Diligent Board Member Services [NZX: DIL], the governance software developer, has discovered another accounting hiccup, misclassifying a note receivable from a related entity and will have to further tweak its books.
The New York-based and NZX-listed company recognised a US$6.8 million receivable from a promissory note from Services Share Holding as an asset, when it should have deducted it from stockholders' equity while the note was outstanding, Diligent said in a statement.
The note was repaid with cash and shares and retired in 2012, and arose when Services Share Holding, the predecessor entity, transferred the Diligent assets into the current holding company. It was to let Services Share Holding satisfy outstanding liabilities it held that came from developing the business.
Diligent will fix the mistake, which is in its financial statements from 2007 through to 2012, by reducing the asset on its balance sheet and stockholders' equity by the amount outstanding at the end of each period, it said. The changes are non-cash adjustments and won't affect cash-flow or revenue.
"It is not currently anticipated that the accounting corrections required in connection with the reclassification of the note receivable will impact the company's timing to complete its previously announcement restatement," it said.

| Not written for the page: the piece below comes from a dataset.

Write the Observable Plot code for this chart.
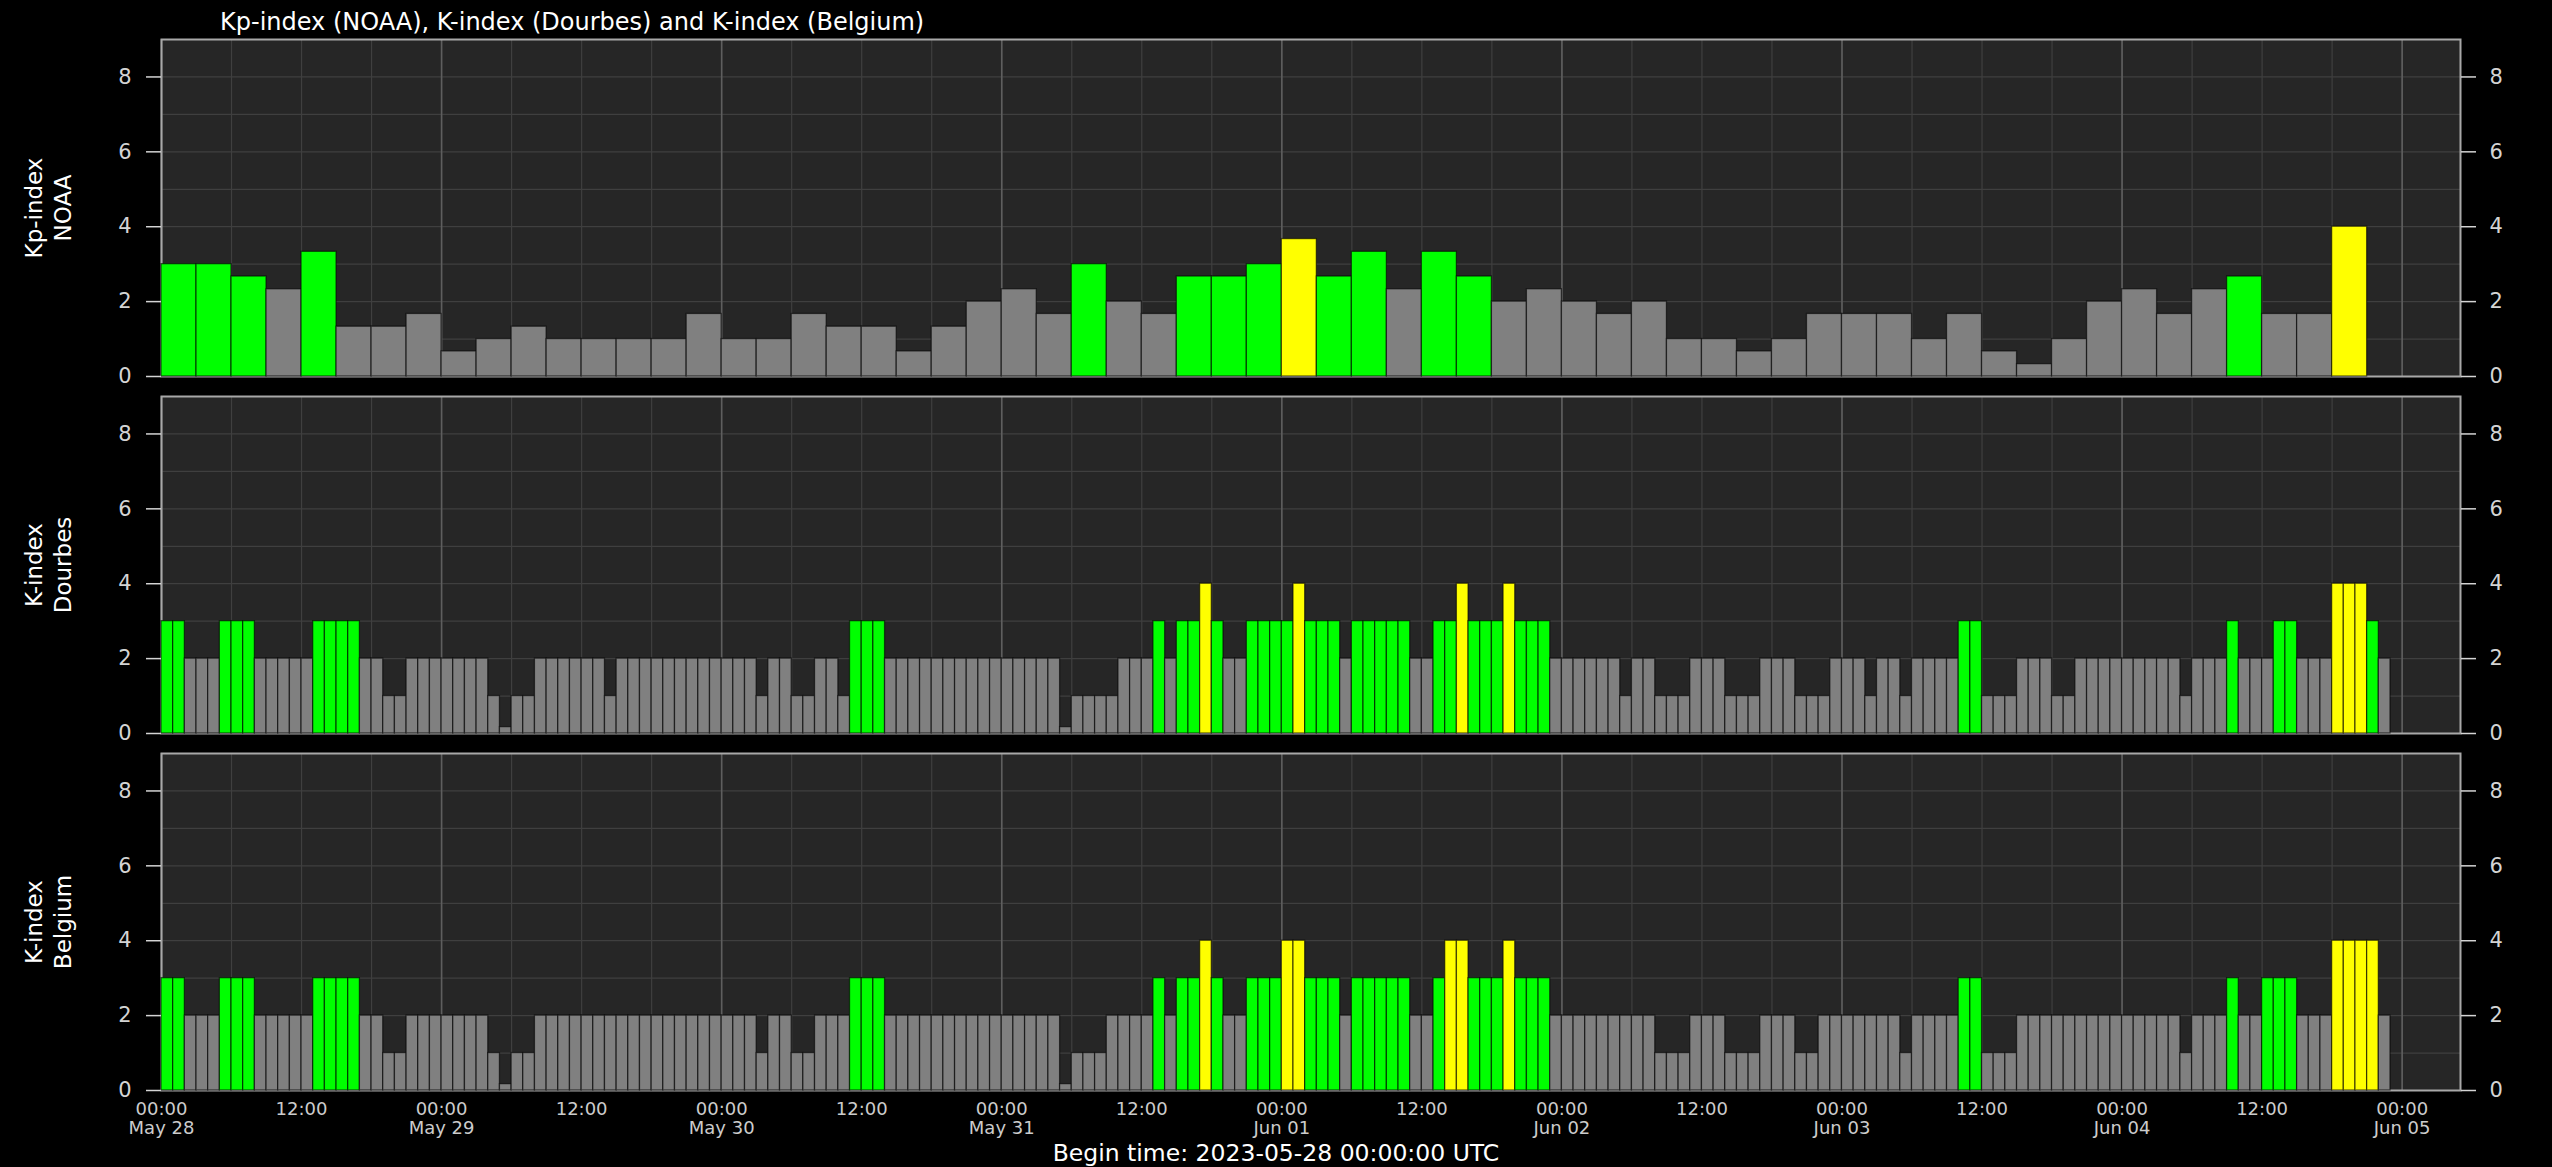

Diligent has had to restate its accounts after incorrectly recognising revenue too early under US GAAP accounting rules. The company has until the end of February to restate its books to avoid having trading in its NZX-listed shares suspended by the stock market operator.
The shares slipped 0.2 percent to $4.39 in trading today, and have slumped 45 percent since June last year when it announced the revenue-recognition mistake.